Lviv: Between East and West

Lviv's old town.

One of the nominees for best foreign-language film at this year’s Academy Awards was the movie “In Darkness” set in the western Ukrainian city of Lviv during World War II. The film is a fictionalized account of how a group of Jews survived in the sewers of Lviv during the Nazi’s World War II occupation.

Lviv is a remarkable city, both for its Hapsburg Empire-era architecture and for its location on the fault line between East and West. In the 20th Century alone, the city found itself located in the Austro-Hungarian Empire, interwar Poland, a Nazi-occupation zone, the Soviet Union, and finally, independent Ukraine. In his book The Clash of the Civilizations, historian Samuel Huntington divides the world into vast geographic spheres based on culture, history and religion.

Lviv is precisely the kind of city where such tensions have played out over the centuries, between languages, faiths and mindsets. In Lviv, identity is paramount. To this day, within Ukraine, Lviv prides itself as a bastion of all things Ukrainian in the face of threats – actual or imagined – from the country’s substantial Russian-speaking population.

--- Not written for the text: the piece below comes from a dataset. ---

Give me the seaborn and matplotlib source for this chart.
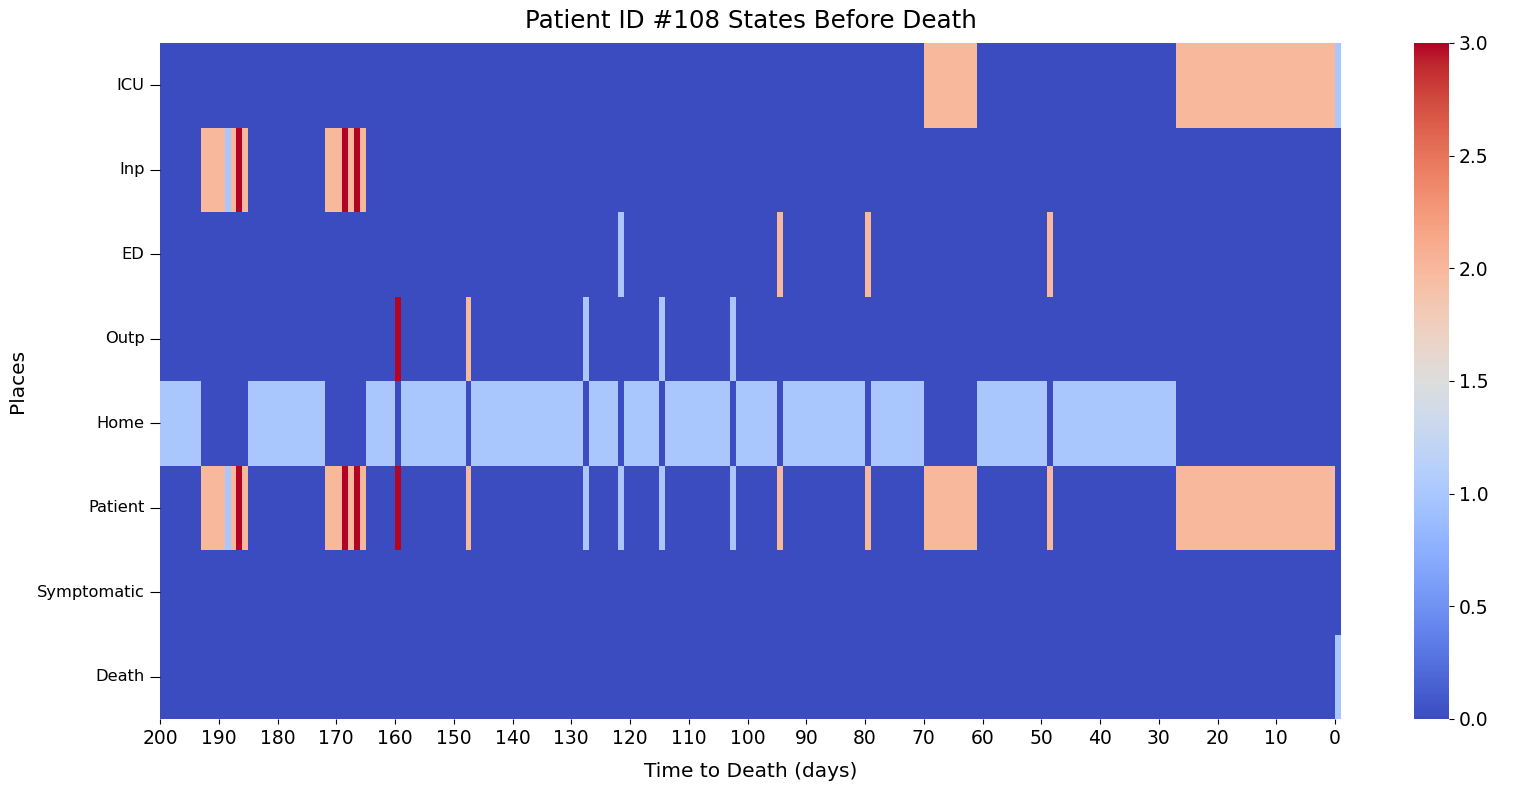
import numpy as np
import pandas as pd
import matplotlib
matplotlib.use("Agg")
import matplotlib.pyplot as plt
import seaborn as sns

places = ["ICU", "Inp", "ED", "Outp", "Home", "Patient", "Symptomatic", "Death"]
days_to_death = list(range(200, -1, -1))
xtick_days = list(range(200, -1, -10))
cbar_ticks = [0.0, 0.5, 1.0, 1.5, 2.0, 2.5, 3.0]

# runs of (first day, last day, state value) in days before death
icu_runs = [(70, 62, 2), (27, 1, 2), (0, 0, 1)]
inp_runs = [(193, 190, 2), (189, 189, 1), (188, 188, 2), (187, 187, 3), (186, 186, 2),
            (172, 170, 2), (169, 169, 3), (168, 168, 2), (167, 167, 3), (166, 166, 2)]
ed_runs = [(122, 122, 1), (95, 95, 2), (80, 80, 2), (49, 49, 2)]
outp_runs = [(160, 160, 3), (148, 148, 2), (128, 128, 1), (115, 115, 1), (103, 103, 1)]
home_runs = [(200, 194, 1), (185, 173, 1), (165, 161, 1), (159, 149, 1), (147, 129, 1),
             (127, 123, 1), (121, 116, 1), (114, 104, 1), (102, 96, 1), (94, 81, 1),
             (79, 71, 1), (61, 50, 1), (48, 28, 1)]
patient_runs = [(193, 190, 2), (189, 189, 1), (188, 188, 2), (187, 187, 3), (186, 186, 2),
                (172, 170, 2), (169, 169, 3), (168, 168, 2), (167, 167, 3), (166, 166, 2),
                (160, 160, 3), (148, 148, 2), (128, 128, 1), (122, 122, 1), (115, 115, 1),
                (103, 103, 1), (95, 95, 2), (80, 80, 2), (70, 62, 2), (49, 49, 2), (27, 1, 2)]
symptomatic_runs = []
death_runs = [(0, 0, 1)]


def build_row(runs):
    row = pd.Series(0.0, index=days_to_death)
    for first, last, val in runs:
        row.loc[first:last] = val
    return row


all_runs = [icu_runs, inp_runs, ed_runs, outp_runs, home_runs, patient_runs,
            symptomatic_runs, death_runs]
df = pd.DataFrame([build_row(r).values for r in all_runs], index=places, columns=days_to_death)

fig = plt.figure(figsize=(15.16, 7.87), dpi=100)
ax = fig.add_axes([160 / 1516, 68 / 787, 1181 / 1516, 676 / 787])
cax = fig.add_axes([1414 / 1516, 68 / 787, 35 / 1516, 676 / 787])

sns.heatmap(df, cmap="coolwarm", vmin=0, vmax=3, ax=ax, cbar_ax=cax)

ax.set_xticks(np.arange(0, 201, 10))
ax.set_xticklabels([str(d) for d in xtick_days], rotation=0, fontsize=13.5)
ax.set_yticklabels(places, rotation=0, fontsize=11.7)
ax.tick_params(axis="y", length=7.5)
ax.set_title("Patient ID #108 States Before Death", fontsize=17.7, pad=11)
ax.set_xlabel("Time to Death (days)", fontsize=14.5, labelpad=10)
ax.set_ylabel("Places", fontsize=14.5, labelpad=7)
cax.set_yticks(cbar_ticks)
cax.set_yticklabels([f"{t:.1f}" for t in cbar_ticks])
cax.tick_params(labelsize=13.5)

fig.savefig("out.png", dpi=100)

Given its history and place in the Ukrainian imagination, Lviv was a strong candidate to host a four-day CIPE seminar last month for business association leaders. The city’s entrepreneurs have a reputation for cultivating business ties with counterparts in the European Union, whose border lies 70 kilometers from Lviv. The city’s elected officials understand the need for government to nurture rather than prey upon entrepreneurs. CIPE hoped that the 32 seminar participants, all but a handful from other regions, would imbibe some of Lviv’s best practices.

The organizers of the seminar, CIPE’s Ukraine country director Nataliya Balandina and program officer Dmytro Naydin, were not disappointed. “We wanted to demonstrate how in Lviv, business really works with authorities, how they really have good discussions and have really good dialogue for developing strategy for the region,” said Balandina. “Lviv is the first region to create an active coalition of SMEs that works so closely with the regional government.”

CIPE’s experience in Lviv illustrates a broader point – the importance of taking into account and embracing regional differences when running national programs. Business association leaders from the bustling capital of Kyiv work in much different circumstances than their counterparts from eastern coal-mining districts or those in the Crimea, the country’s leading tourist destination. Of course, sometimes these differences are overstated. Recent polling of political preferences shows some erosion of regionally based parties influence. In parliamentary elections set for October, Ukrainian voters will provide a concrete indication of what sway regional differences continue to hold.

Many such differences are rooted in history. To learn more about that history, the Oscar-nominated “In Darkness” is a good place to start. The Washington Post reviewed it last month. A former colleague, David Lee Preston, wrote a compelling piece in The Los Angeles Times on the connection between his mother’s real life experience in Lviv’s sewers and the screen dramatization. For a broader, truer version of the region’s history than that found in the film, historian Timothy Snyder’s recent Bloodlands: Europe Between Hitler and Stalin offers a commanding account of how Ukraine bore the brunt of both Hitler and Stalin’s deadly policies that killed millions of civilians. “Bloodlands” offers the most compelling explanation I have found to explain Ukrainian entrepreneurs’ fatalism and passivity on the one hand and healthy skepticism of government and remarkable ingenuity in the face of adversity on the other.